> _Objective_: Exclude the pictures and reproduce the remaining data exactly as written.

> _Stored data_:
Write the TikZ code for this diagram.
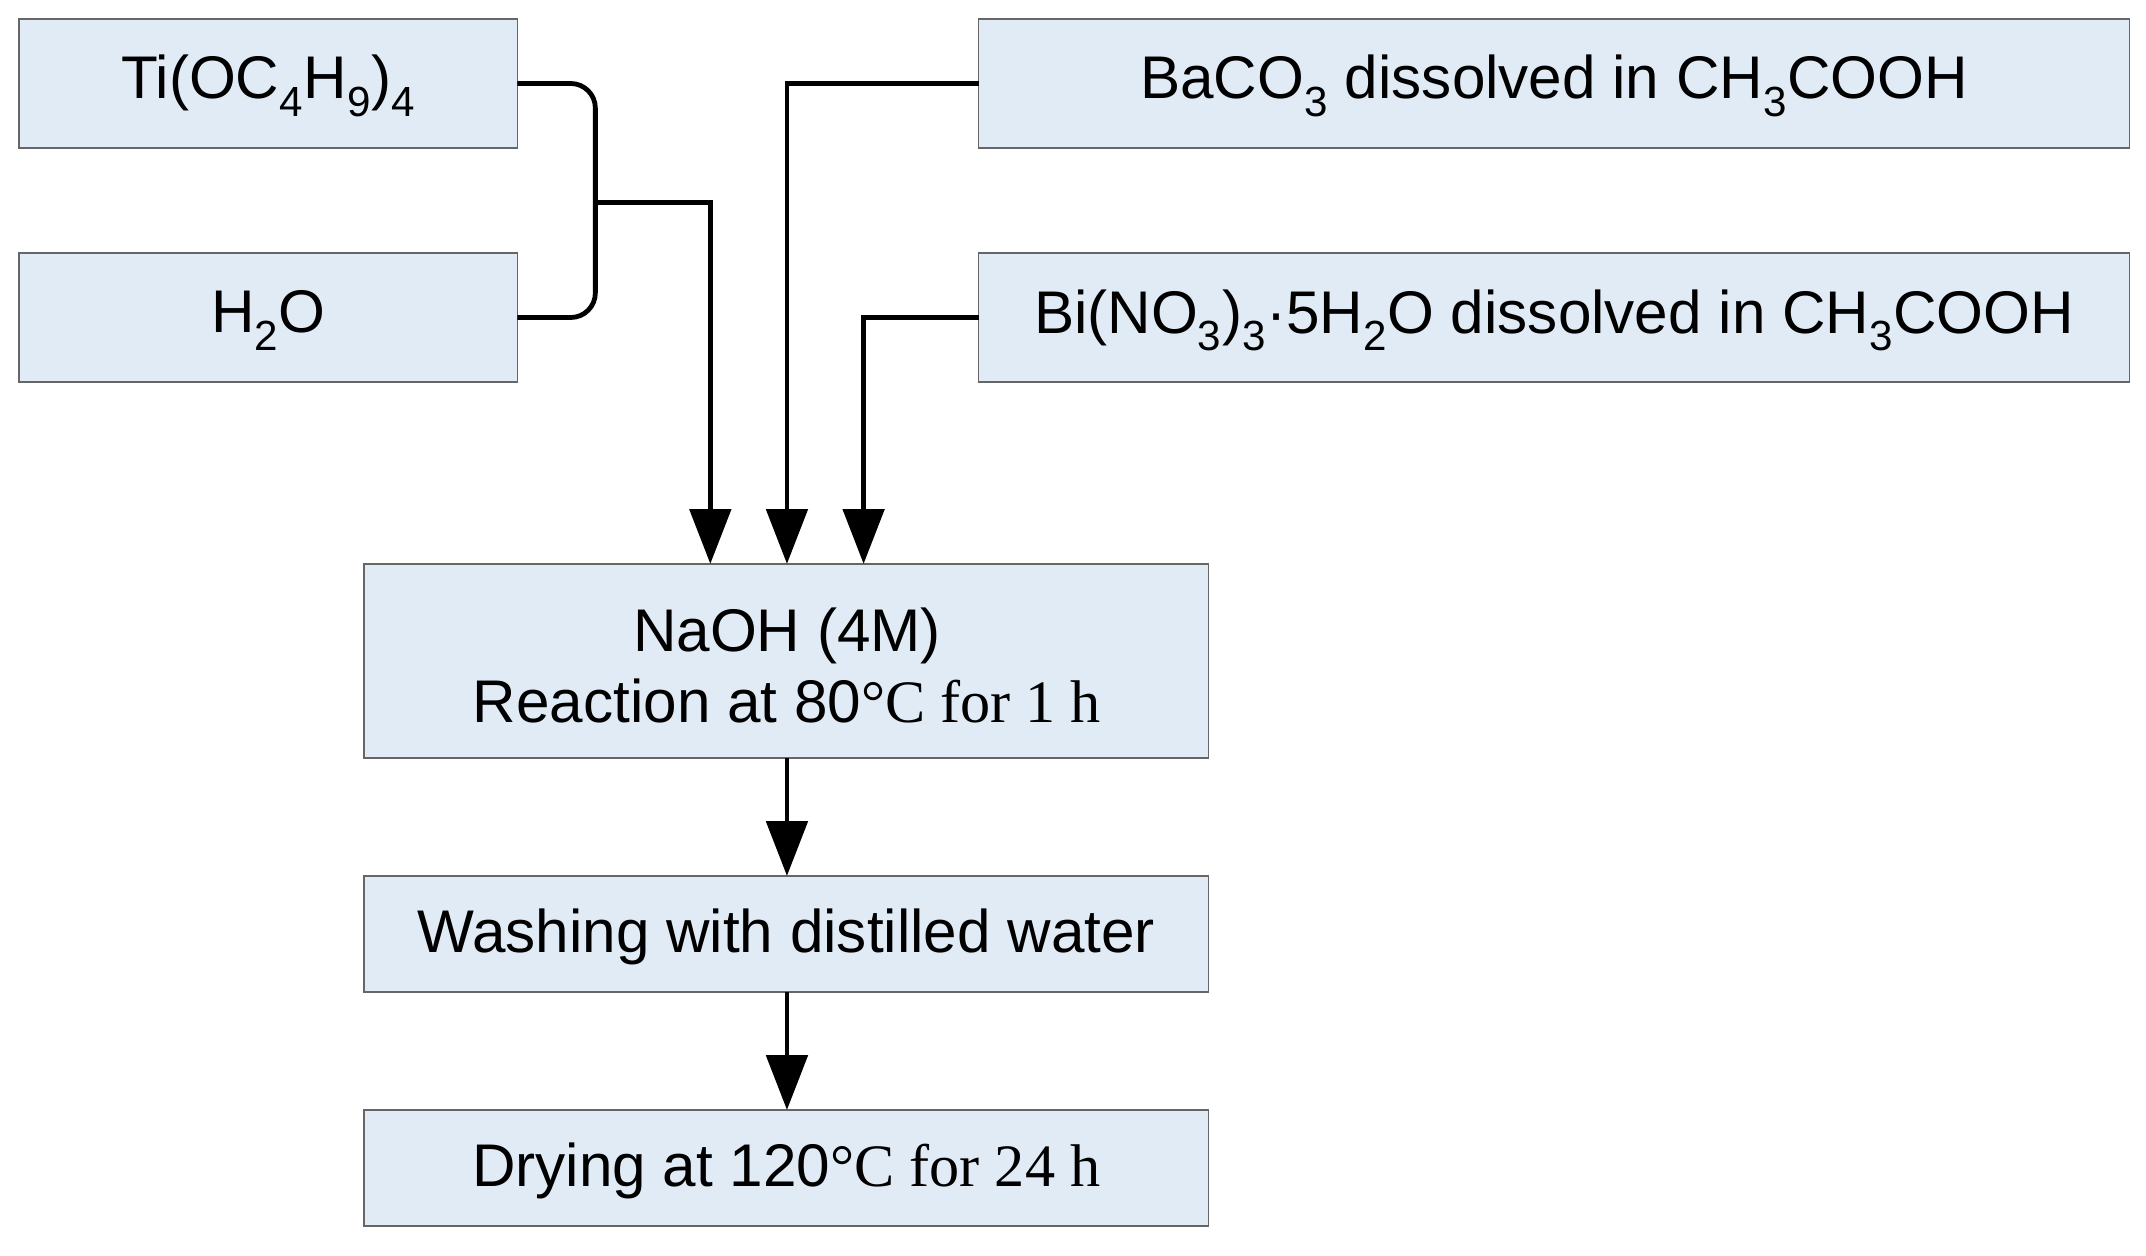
\documentclass[tikz,border=0pt]{standalone}
\usepackage{fontspec}
\setmainfont{Liberation Sans}
\newfontfamily\tms{Liberation Serif}
\usetikzlibrary{arrows.meta}
\begin{document}
\begin{tikzpicture}[x=1pt,y=-1pt,
  box/.style={draw=black!60,line width=1.2pt,fill={rgb,255:red,225;green,235;blue,246}},
  ln/.style={line width=3.5pt,rounded corners=18pt},
  ar/.style={ln,-{Triangle[length=40pt,width=30pt]}},
  every node/.style={font=\fontsize{44}{52}\selectfont}]
\useasboundingbox (0,0) rectangle (1568,917);
\draw[box] (14,14) rectangle (378,108) node[midway,yshift=-2pt] (ti) {Ti(OC\textsubscript{4}H\textsubscript{9})\textsubscript{4}};
\draw[box] (14,185) rectangle (378,279) node[midway,yshift=-2pt] (h) {H\textsubscript{2}O};
\draw[box] (715,14) rectangle (1556,108) node[midway,yshift=-2pt] (ba) {BaCO\textsubscript{3} dissolved in CH\textsubscript{3}COOH};
\draw[box] (715,185) rectangle (1556,279) node[midway,yshift=-2pt] (bi) {Bi(NO\textsubscript{3})\textsubscript{3}·5H\textsubscript{2}O dissolved in CH\textsubscript{3}COOH};
\draw[box] (266,412) rectangle (883,554);
\node[align=center] (na) at (575,486) {NaOH (4M)\\Reaction at 80{\tms °C for 1 h}};
\draw[box] (266,640) rectangle (883,725) node[midway,yshift=-2pt] (wa) {Washing with distilled water};
\draw[box] (266,811) rectangle (883,896) node[midway,yshift=-2pt] (dr) {Drying at 120{\tms °C for 24 h}};
\coordinate (j) at (435,148);
\draw[ln] (378,61) -- (435,61) -- (435,232) -- (378,232);
\draw[ar,rounded corners=0] (j) -- (519,148) -- (519,412);
\draw[ar,rounded corners=0] (715,61) -- (575,61) -- (575,412);
\draw[ar,rounded corners=0] (715,232) -- (631,232) -- (631,412);
\draw[ar] (575,554) -- (575,640);
\draw[ar] (575,725) -- (575,811);
\end{tikzpicture}
\end{document}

> _Solution to the exercise_:
Write the TikZ code for this diagram.
\documentclass[tikz,border=0pt]{standalone}
\usepackage{fontspec}
\setmainfont{Liberation Sans}
\newfontfamily\tms{Liberation Serif}
\usetikzlibrary{arrows.meta}
\begin{document}
\begin{tikzpicture}[x=1pt,y=-1pt,
  box/.style={draw=black!60,line width=1.2pt,fill={rgb,255:red,225;green,235;blue,246}},
  ln/.style={line width=3.5pt,rounded corners=18pt},
  ar/.style={ln,-{Triangle[length=40pt,width=30pt]}},
  every node/.style={font=\fontsize{44}{52}\selectfont}]
\useasboundingbox (0,0) rectangle (1568,917);
\draw[box] (14,14) rectangle (378,108) node[midway,yshift=-2pt] (ti) {Ti(OC\textsubscript{4}H\textsubscript{9})\textsubscript{4}};
\draw[box] (14,185) rectangle (378,279) node[midway,yshift=-2pt] (h) {H\textsubscript{2}O};
\draw[box] (715,14) rectangle (1556,108) node[midway,yshift=-2pt] (ba) {BaCO\textsubscript{3} dissolved in CH\textsubscript{3}COOH};
\draw[box] (715,185) rectangle (1556,279) node[midway,yshift=-2pt] (bi) {Bi(NO\textsubscript{3})\textsubscript{3}·5H\textsubscript{2}O dissolved in CH\textsubscript{3}COOH};
\draw[box] (266,412) rectangle (883,554);
\node[align=center] (na) at (575,486) {NaOH (4M)\\Reaction at 80{\tms °C for 1 h}};
\draw[box] (266,640) rectangle (883,725) node[midway,yshift=-2pt] (wa) {Washing with distilled water};
\draw[box] (266,811) rectangle (883,896) node[midway,yshift=-2pt] (dr) {Drying at 120{\tms °C for 24 h}};
\coordinate (j) at (435,148);
\draw[ln] (378,61) -- (435,61) -- (435,232) -- (378,232);
\draw[ar,rounded corners=0] (j) -- (519,148) -- (519,412);
\draw[ar,rounded corners=0] (715,61) -- (575,61) -- (575,412);
\draw[ar,rounded corners=0] (715,232) -- (631,232) -- (631,412);
\draw[ar] (575,554) -- (575,640);
\draw[ar] (575,725) -- (575,811);
\end{tikzpicture}
\end{document}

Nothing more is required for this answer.